Structure of influenza hemagglutinin in complex with an inhibitor of membrane fusion

Abstract

The influenza surface glycoprotein hemagglutinin (HA) is a potential target for antiviral drugs because of its key roles in the initial stages of infection: receptor binding and the fusion of virus and cell membranes. The structure of HA in complex with a known inhibitor of membrane fusion and virus infectivity, tert-butyl hydroquinone (TBHQ), shows that the inhibitor binds in a hydrophobic pocket formed at an interface between HA monomers. Occupation of this site by TBHQ stabilizes the neutral pH structure through intersubunit and intrasubunit interactions that presumably inhibit the conformational rearrangements required for membrane fusion. The nature of the binding site suggests routes for the chemical modification of TBHQ that could lead to the development of more potent inhibitors of membrane fusion and potential anti-influenza drugs.

Fig. 1.

Diagrams of the structure of a subunit of the HA trimer at neutral pH (18) (Left) and after incubation at fusion pH (pH 5.0, 20°) (19) (Right). The disulfide-linked polypeptide chains, HA1 and HA2, are colored blue and multicolored, respectively. Their N and C termini are labeled N1, C1, and N2, C2, respectively. The fusion pH diagram was constructed by combining the HA1 domain structure (39) and the fusion pH HA2 structure (20). Comparison of the diagrams shows that at fusion pH the HA1 membrane distal domains (blue) detrimerize. The fusion peptide at the N terminus of HA2 (gray) is relocated to become the N terminus of a new 100-Å-long α-helix that forms a triple-helical coiled-coil in the fusion pH trimer.
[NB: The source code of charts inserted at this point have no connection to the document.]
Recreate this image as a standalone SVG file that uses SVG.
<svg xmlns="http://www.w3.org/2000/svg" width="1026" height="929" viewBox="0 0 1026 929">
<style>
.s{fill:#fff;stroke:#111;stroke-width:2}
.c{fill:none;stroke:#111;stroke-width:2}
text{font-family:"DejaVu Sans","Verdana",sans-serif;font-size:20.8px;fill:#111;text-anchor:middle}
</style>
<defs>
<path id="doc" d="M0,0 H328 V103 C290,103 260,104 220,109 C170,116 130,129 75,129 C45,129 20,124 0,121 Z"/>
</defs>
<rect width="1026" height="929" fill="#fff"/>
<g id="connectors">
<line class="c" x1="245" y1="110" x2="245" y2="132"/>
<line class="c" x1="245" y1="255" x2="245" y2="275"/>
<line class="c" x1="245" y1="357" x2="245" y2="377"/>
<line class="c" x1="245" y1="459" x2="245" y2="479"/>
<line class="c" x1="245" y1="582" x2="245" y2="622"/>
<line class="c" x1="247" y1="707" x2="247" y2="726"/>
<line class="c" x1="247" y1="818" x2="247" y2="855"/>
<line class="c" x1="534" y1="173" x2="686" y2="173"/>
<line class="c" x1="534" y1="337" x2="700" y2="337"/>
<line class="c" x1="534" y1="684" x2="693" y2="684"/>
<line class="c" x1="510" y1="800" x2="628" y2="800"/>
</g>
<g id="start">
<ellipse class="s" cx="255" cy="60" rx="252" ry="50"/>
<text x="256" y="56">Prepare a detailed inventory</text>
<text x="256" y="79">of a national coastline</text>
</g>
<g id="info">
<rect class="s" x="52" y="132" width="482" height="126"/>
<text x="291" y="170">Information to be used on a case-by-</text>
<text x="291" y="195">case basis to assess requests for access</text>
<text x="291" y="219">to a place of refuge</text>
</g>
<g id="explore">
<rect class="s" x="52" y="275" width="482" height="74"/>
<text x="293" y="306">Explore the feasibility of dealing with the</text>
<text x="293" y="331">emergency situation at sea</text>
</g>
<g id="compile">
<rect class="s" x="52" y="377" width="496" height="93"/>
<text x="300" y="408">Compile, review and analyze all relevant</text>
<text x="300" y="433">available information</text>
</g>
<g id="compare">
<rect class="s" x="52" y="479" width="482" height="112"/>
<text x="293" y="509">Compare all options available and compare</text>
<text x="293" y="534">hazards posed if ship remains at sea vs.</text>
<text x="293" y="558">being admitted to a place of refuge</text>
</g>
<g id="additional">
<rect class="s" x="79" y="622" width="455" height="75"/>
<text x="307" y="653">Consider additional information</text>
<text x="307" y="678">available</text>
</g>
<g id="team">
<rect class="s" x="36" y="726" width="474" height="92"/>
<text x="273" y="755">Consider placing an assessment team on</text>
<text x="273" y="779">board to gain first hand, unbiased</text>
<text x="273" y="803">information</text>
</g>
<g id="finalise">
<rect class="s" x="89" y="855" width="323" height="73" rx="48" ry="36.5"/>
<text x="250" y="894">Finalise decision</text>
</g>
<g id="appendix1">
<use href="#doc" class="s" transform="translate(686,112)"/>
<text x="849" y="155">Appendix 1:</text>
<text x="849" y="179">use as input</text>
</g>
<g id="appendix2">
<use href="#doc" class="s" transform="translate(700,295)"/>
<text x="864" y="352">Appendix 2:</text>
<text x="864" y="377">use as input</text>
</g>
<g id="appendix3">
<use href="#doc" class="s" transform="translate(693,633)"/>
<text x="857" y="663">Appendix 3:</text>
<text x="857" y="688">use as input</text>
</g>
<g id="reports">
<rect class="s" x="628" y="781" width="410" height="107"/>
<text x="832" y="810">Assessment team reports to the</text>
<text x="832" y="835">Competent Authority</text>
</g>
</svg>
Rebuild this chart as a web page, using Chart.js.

Each monomer of the new coiled-coil is composed of the repositioned (turned through 180°) short α-helix (red) from the neutral pH α-helical hairpin (red-orange-yellow); the interhelical extended chain of the hairpin (orange), refolded into an α-helix; and the N-terminal half (yellow) of the central, neutral pH, long α-helix. Two turns (green) of the central, neutral pH long α-helix refold at fusion pH to form a 180° reverse turn at the C terminus of the new coiled-coil. As a consequence the C-terminal half of the neutral pH long α-helix (dark blue) and the C-terminal region of HA2 (purple) are reoriented and refolded in the fusion pH structure, antiparallel to the new α-helix and packed into the grooves of the coiled-coil, positioning the C-terminal membrane anchor at the same end of the fusion pH HA as the relocated fusion peptide (dashed lines indicate regions of structure that are not determined). The numbered residues in HA2, 58, 75, and 106 are in regions that differ in structure between group 1 and group 2 HAs.

Fig. 2.

Phylogenetic tree of influenza A HAs. The 2 groups are colored cyan (group 1) and green (group 2), each of which can be further subdivided into 3 clades (H8, H9, and H12; H1, H2, H5, and H6; H11, H13, and H16) and 2 clades (H3, H4, and H14; H7, H10, and H15). The tree was drawn by using the program TreeIllustrator (40).

Fig. 3.

The location and composition of the TBHQ binding site. (A) Representation of the H14 HA trimer. The 3 HA1s are colored in blue, and the 3 HA2s are in yellow, green, and gray. The locations of the 3 TBHQ molecules and the fusion peptide are highlighted. (B) View down the 3-fold axis of H14 HA to show the 3 TBHQ binding sites. A 2 F_o − F_c electron density map (contoured at 1σ) is shown for TBHQ. Selected residues are shown as sticks. The same color scheme as in A is used. (C) Close-up view of a single TBHQ binding site. Selected residues are shown as sticks, and potential hydrogen bonds are shown as dotted lines.

Fig. 4.

A representative fluorometric trace of the first derivative of the change in RFU against temperature, demonstrating the thermostabilization of X31 H3 HA by TBHQ. Applying the methodology of Mayhood and Windsor (41), a binding affinity of TBHQ for X13 H3 HA of between 5 and 50 μM at 20 °C can be calculated.

Fig. 5.

The structural basis for HA group-specific inhibition by TBHQ. Superposition of H14 (green) and H5 (cyan) HAs clearly shows that the additional turn of helix A in the group 1 HAs precludes TBHQ binding. Potential hydrogen bonds are shown as dotted lines.